Food Corporation of India (FCI) has sold only 170 tonnes or 0.04 per cent of 3.86 lakh tonnes (lt) of rice offered in the first auction under the open market sale scheme (OMSS). On the other hand, 32 per cent offtake has been reported in the case of wheat in the second round, up from 21 per cent in the first round.

The average selling price of wheat in the auction was ₹2,137.33 per quintal, against a reserve price of ₹2,125/ quintal for the URS variety and ₹2,150/quintal for the FAQ variety. There were 1,337 successful bidders, sources said. The pan-India average selling price was ₹2,136/quintal in the first round.

Rice was sold at an average ₹3,175.35/ quintal, higher than its reserve price of ₹3,100/quintal.

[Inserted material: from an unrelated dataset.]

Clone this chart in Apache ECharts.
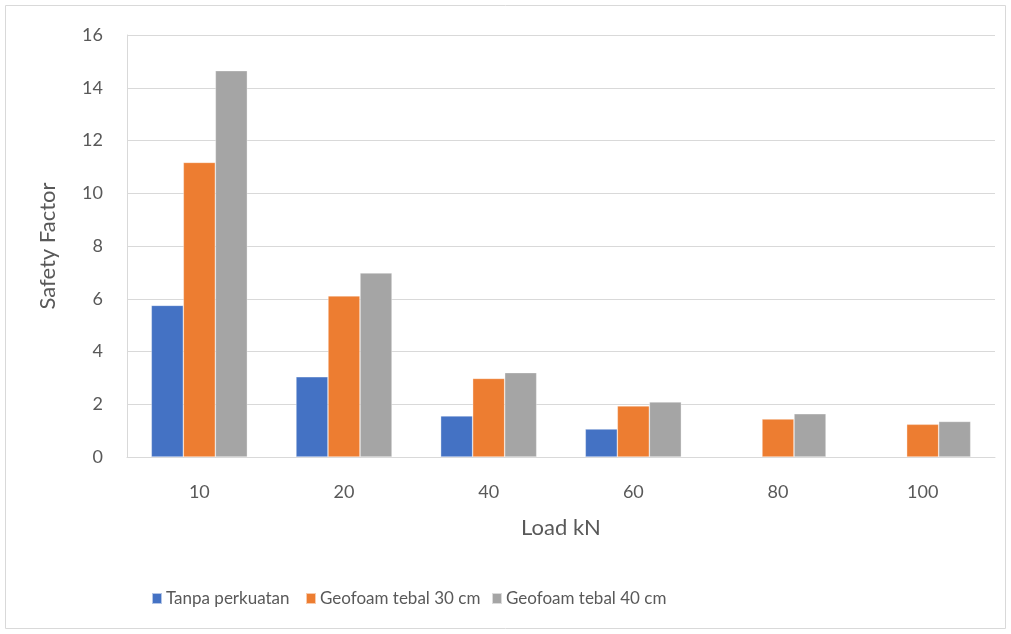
<!DOCTYPE html>
<html>
<head>
<meta charset="utf-8">
<script src="https://cdn.jsdelivr.net/npm/echarts@6/dist/echarts.min.js"></script>
<style>
  html, body { margin: 0; padding: 0; background: #ffffff; }
  #chart { width: 1011px; height: 634px; }
</style>
</head>
<body>
<div id="chart"></div>
<script>
// Load categories (kN) and safety factors for each reinforcement case
const loads = ['10', '20', '40', '60', '80', '100'];
const tanpaPerkuatan = [5.75, 3.04, 1.56, 1.06, null, null];
const geofoam30 = [11.17, 6.11, 2.98, 1.94, 1.44, 1.24];
const geofoam40 = [14.65, 6.98, 3.20, 2.09, 1.64, 1.35];
const seriesNames = ['Tanpa perkuatan', 'Geofoam tebal 30 cm', 'Geofoam tebal 40 cm'];
const colors = ['#4472c4', '#ed7d31', '#a5a5a5'];

const FONT = 'Lato, "Open Sans", sans-serif';
const TEXT = '#595959';

const chart = echarts.init(document.getElementById('chart'), null, { renderer: 'canvas' });

function barSeries(name, data, color) {
  return {
    name: name,
    type: 'bar',
    data: data,
    barGap: '0%',
    barCategoryGap: '33.6%',
    itemStyle: { color: color, borderColor: 'rgba(255,255,255,0.6)', borderWidth: 0.6 },
    emphasis: { disabled: true }
  };
}

// one legend block per series so each entry sits at its own x position
const legendLefts = [146, 300, 486];
const legends = seriesNames.map((name, i) => ({
  left: legendLefts[i],
  top: 585,
  itemWidth: 10,
  itemHeight: 11,
  icon: 'rect',
  textStyle: { color: TEXT, fontSize: 17, fontFamily: FONT, padding: [0, 0, 0, -1] },
  data: [name]
}));

chart.setOption({
  animation: false,
  textStyle: { fontFamily: FONT },
  graphic: [{
    type: 'rect',
    shape: { x: 5.5, y: 5.5, width: 1000, height: 623 },
    style: { fill: 'none', stroke: '#d9d9d9', lineWidth: 1 },
    silent: true
  }],
  grid: { left: 127, right: 16, top: 35, bottom: 177 },
  legend: legends,
  xAxis: {
    type: 'category',
    data: loads,
    name: 'Load kN',
    nameLocation: 'middle',
    nameGap: 60,
    nameTextStyle: { color: TEXT, fontSize: 22, fontFamily: FONT },
    axisLine: { lineStyle: { color: '#d9d9d9', width: 1 } },
    axisTick: { show: false },
    axisLabel: { color: TEXT, fontSize: 18, margin: 26, fontFamily: FONT }
  },
  yAxis: {
    type: 'value',
    min: 0,
    max: 16,
    interval: 2,
    name: 'Safety Factor',
    nameLocation: 'middle',
    nameGap: 68,
    nameTextStyle: { color: TEXT, fontSize: 22, fontFamily: FONT },
    axisLine: { show: true, lineStyle: { color: '#d9d9d9', width: 1 } },
    axisTick: { show: false },
    splitLine: { lineStyle: { color: '#d9d9d9', width: 1 } },
    axisLabel: { color: TEXT, fontSize: 18, margin: 24, fontFamily: FONT }
  },
  series: [
    barSeries(seriesNames[0], tanpaPerkuatan, colors[0]),
    barSeries(seriesNames[1], geofoam30, colors[1]),
    barSeries(seriesNames[2], geofoam40, colors[2])
  ]
});
</script>
</body>
</html>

Karnataka’s Shri Gouri Shankar Trading Company purchased 40 tonnes of rice at ₹3,183/quintal, whereas four other buyers got it at ₹3,173/quintal. Gujarat’s Shree Padmavati Rice Pulse and Oil Mills and Maharashtra’s Akshay Agro Sales Corporation have bought 50 tonnes each.

Sadguru Trading Company, also from Maharashtra, has bought 20 tonnes and Meghalaya’s Bothra Trading Company 10 tonnes, the sources said.

“The rice that FCI has offered under OMSS is available at around ₹2,600/ quintal, which is much below the reserve price. The recycled rice from the public distribution system is sold at lower rates compared to “normal” varieties,” a rice miller in Punjab said. Asked why there were no takers in Punjab for FCI rice, as a maximum of 1.5 lt was offered in the state, he said there was no demand in Punjab as it could not be sold elsewhere.

On wheat offtake, a miller in Madhya Pradesh said most buyers are re-selling their grain to big buyers at marginally lower than market rates since the FCI’s offer is the cheapest. Most buyers are bidding around the reserve price, as they know there is no competition due to the government’s cap of 100 tonnes.

“If the government wants prices to cool down, the maximum quantity should be raised to 500 tonnes from one depot, and one entity should be allowed to buy from at least five-six places. It will create competition, as well as higher lifting, that will result in increased availability,” said the roller flour miller from MP.